If you give me a function, can I find a simple function that approximates it well? This question played a central role in the development of mathematics. With a couple examples we will begin to investigate this for ourselves, and we'll touch on some interesting relationships to modeling random processes.

October 17 2016

Philip Wood
Title: The game of Criss-Cross

Some say that mathematics is the science of patterns, and patterns are everywhere. You can find some remarkable patterns just by drawing lines connecting dots, and that is just what we will do in the game of Criss-Cross! Bring your pencils and be ready to play.

October 24 2016

Ethan Beihl
Title: A Chocolate Bar for Every Real Number

By chopping up rectangles into squares repeatedly we obtain so-called "slicing diagrams" that correspond to every number. These diagrams have some very cool properties, and show up all over mathematics (under the name "continued fractions," which name we will investigate). Some questions I may ask you: Which chocolate bars look like themselves? Which chocolate bars look like themselves, except bigger? Which chocolate bars are interesting? Why did you come to a math talk expecting real chocolate?

October 31 2016

No Meeting This Week
Title: N/A

Enjoy Halloween.

November 7 2016

Title: TBD


November 14 2016

Title: TBD


November 21 2016

Title: TBD


High School Meetings

October 17 2016 (JMM)

Daniel Erman
Title: What does math research look like?
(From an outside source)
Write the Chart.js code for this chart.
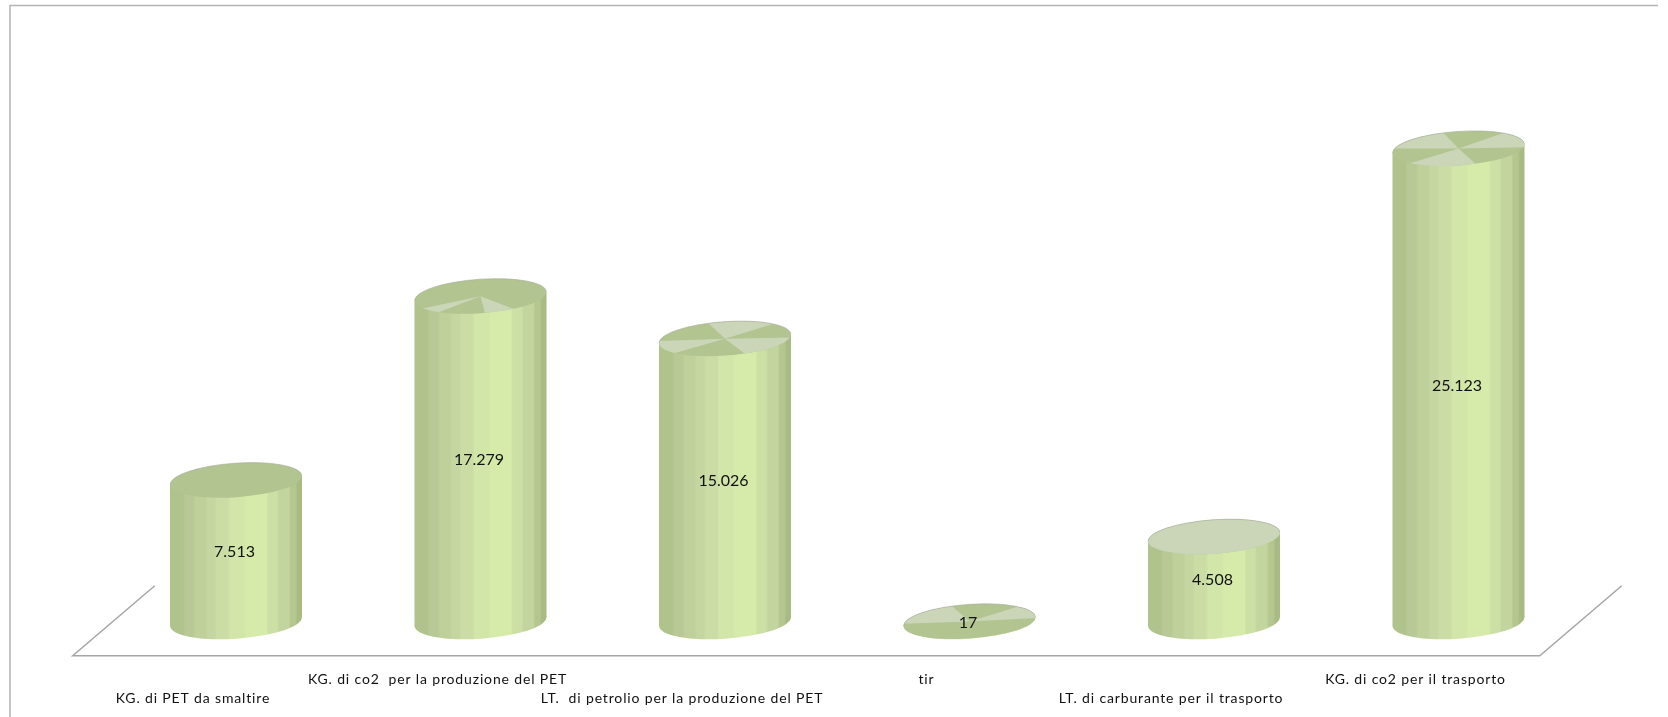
<!DOCTYPE html>
<html>
<head>
<meta charset="utf-8">
<title>PET</title>
<script src="https://cdn.jsdelivr.net/npm/chart.js@4/dist/chart.umd.min.js"></script>
<style>
    html, body { margin: 0; padding: 0; background: #fff; }
    canvas { display: block; }
</style>
</head>
<body>
<canvas id="chart" width="1668" height="717"></canvas>
<script>
var categories = [
    'KG. di PET da smaltire',
    'KG. di co2  per la produzione del PET',
    'LT.  di petrolio per la produzione del PET',
    'tir',
    'LT. di carburante per il trasporto',
    'KG. di co2 per il trasporto'
];
var values = [7513, 17279, 15026, 17, 4508, 25123];

// Lit wedges of each cylinder's top, in degrees clockwise from the right.
var capWedges = [
    [],
    [[159, 168], [21, 75]],
    [[223, 343], [359, 397], [164, 178]],
    [[178, 221], [343, 357]],
    [[0, 360]],
    [[180, 226], [341, 359], [42, 163]]
];

var bands = [
    [0.00, '#b1c38d'], [0.10, '#b8c995'], [0.18, '#bfd09a'], [0.27, '#c5d6a0'],
    [0.34, '#cbdda5'], [0.44, '#d3e6a9'], [0.56, '#d6eaaa'], [0.73, '#cce0a5'],
    [0.81, '#c2d59e'], [0.90, '#b5c78f'], [0.95, '#a8bb84']
];

var capDark = '#b2c490';
var capLight = '#cbd6b9';
var lineGrey = '#a6a6a6';
var capRadiusY = 17;
var capTilt = -4 * Math.PI / 180;

function formatValue(v) {
    return String(v).replace(/\B(?=(\d{3})+$)/g, '.');
}

function bodyFill(ctx, cx, a) {
    var g = ctx.createLinearGradient(cx - a, 0, cx + a, 0);
    bands.forEach(function (b, i) {
        var next = i + 1 < bands.length ? bands[i + 1][0] : 1;
        // short blend at each band edge, the stripes are soft in the original
        g.addColorStop(i ? b[0] + 0.015 : 0, b[1]);
        g.addColorStop(next, b[1]);
    });
    return g;
}

function capPath(ctx, cx, cy, a) {
    ctx.beginPath();
    ctx.ellipse(cx, cy, a, capRadiusY, capTilt, 0, Math.PI * 2);
}

function drawCylinder(ctx, bar, index) {
    var a = bar.width / 2,
        cx = bar.x,
        dy = (a * a - capRadiusY * capRadiusY) * Math.sin(capTilt) * Math.cos(capTilt) / a;

    ctx.save();
    ctx.fillStyle = bodyFill(ctx, cx, a);
    capPath(ctx, cx, bar.base, a);
    ctx.fill();
    ctx.beginPath();
    ctx.moveTo(cx - a, bar.y - dy);
    ctx.lineTo(cx - a, bar.base - dy);
    ctx.lineTo(cx + a, bar.base + dy);
    ctx.lineTo(cx + a, bar.y + dy);
    ctx.closePath();
    ctx.fill();

    capPath(ctx, cx, bar.y, a);
    ctx.fillStyle = capDark;
    ctx.fill();

    ctx.save();
    capPath(ctx, cx, bar.y, a);
    ctx.clip();
    ctx.fillStyle = capLight;
    capWedges[index].forEach(function (w) {
        var from = w[0] * Math.PI / 180,
            to = w[1] * Math.PI / 180;
        ctx.beginPath();
        ctx.moveTo(cx, bar.y);
        ctx.arc(cx, bar.y, a * 2, from, to);
        ctx.closePath();
        ctx.fill();
    });
    ctx.restore();

    // Thin rim on the far side of the top.
    ctx.beginPath();
    ctx.ellipse(cx, bar.y, a, capRadiusY, capTilt, Math.PI, Math.PI * 2);
    ctx.strokeStyle = 'rgba(165, 170, 155, 0.6)';
    ctx.lineWidth = 1;
    ctx.stroke();
    ctx.restore();
}

var cylinders = {
    id: 'cylinders',
    beforeDraw: function (chart) {
        var ctx = chart.ctx,
            area = chart.chartArea;

        ctx.letterSpacing = '0.85px';

        // Frame
        ctx.save();
        ctx.strokeStyle = '#b4b4b4';
        ctx.lineWidth = 1.5;
        ctx.beginPath();
        ctx.moveTo(10, 717);
        ctx.lineTo(10, 5.5);
        ctx.lineTo(1658, 5.5);
        ctx.stroke();

        // Floor
        ctx.strokeStyle = lineGrey;
        ctx.lineWidth = 1.5;
        ctx.beginPath();
        ctx.moveTo(area.left + 41, area.bottom - 36);
        ctx.lineTo(area.left - 41, area.bottom + 34);
        ctx.lineTo(area.right - 41, area.bottom + 34);
        ctx.lineTo(area.right + 41, area.bottom - 36);
        ctx.stroke();
        ctx.restore();
    },
    afterDatasetsDraw: function (chart) {
        var ctx = chart.ctx,
            bars = chart.getDatasetMeta(0).data;

        bars.forEach(function (bar, i) {
            drawCylinder(ctx, bar, i);
        });

        ctx.save();
        ctx.letterSpacing = '0px';
        ctx.font = '16px Lato';
        ctx.fillStyle = '#111';
        ctx.textAlign = 'center';
        ctx.textBaseline = 'middle';
        bars.forEach(function (bar, i) {
            ctx.fillText(formatValue(values[i]), bar.x - 1.5, (bar.y + bar.base) / 2 + 1);
        });
        ctx.restore();
    }
};

new Chart(document.getElementById('chart').getContext('2d'), {
    type: 'bar',
    plugins: [cylinders],
    data: {
        labels: categories,
        datasets: [{
            data: values,
            backgroundColor: 'rgba(0, 0, 0, 0)',
            borderWidth: 0,
            barPercentage: 0.54,
            categoryPercentage: 1
        }]
    },
    options: {
        responsive: false,
        animation: false,
        layout: { padding: { left: 113.75, right: 87.25, top: 54.7, bottom: 0 } },
        plugins: { legend: { display: false }, tooltip: { enabled: false } },
        scales: {
            x: {
                grid: { display: false, drawTicks: false },
                border: { display: false },
                afterFit: function (scale) { scale.height = 95.3; },
                ticks: {
                    autoSkip: false,
                    maxRotation: 0,
                    minRotation: 0,
                    labelOffset: -43,
                    padding: 48,
                    color: '#111',
                    font: { family: 'Lato', size: 14, lineHeight: 1.35 },
                    callback: function (value, index) {
                        var label = this.getLabelForValue(value);
                        return index % 2 ? [label, ''] : ['', label];
                    }
                }
            },
            y: {
                display: false,
                min: 0,
                max: 30100
            }
        }
    }
});
</script>
</body>
</html>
Using a concrete problem in combinatorics, I will try to give a feel for what math research looks like. We’ll discuss the various aspects of research including: gathering data, making conjectures, proving special cases, and asking new questions.

October 24 2016 (West)

DJ Bruce
Title: Shhh, This Message is Secret

gur pbearefgbar bs gur zbqrea jbeyq eribyirf nebhaq orvat noyr gb rnfvyl pbzzhavpngr frpergf, jurgure gubfr frpergf or perqvg pneq ahzoref ba nznmba, grkg zrffntrf ba lbhe vcubar, be frpher tbireazrag nssnvef. va guvf gnyx jr jvyy rkcyber gur zngu haqrecvaavat bhe novyvgl gb qb guvf, naq frr whfg ubj fgheql gung pbearefgbar npghnyyl znl or.

October 24 2016 (East)

Soumya Sankar
Title: Sequences with only composite numbers

A lot of classical questions revolve around prime numbers of the form 2^n + k, where k is an odd integer. Sometimes, we can say things about these primes using the very simple idea of special arithmetic sequences that cover the integers. I will talk about such sequences, and use them to find interesting sequences that have no primes in them.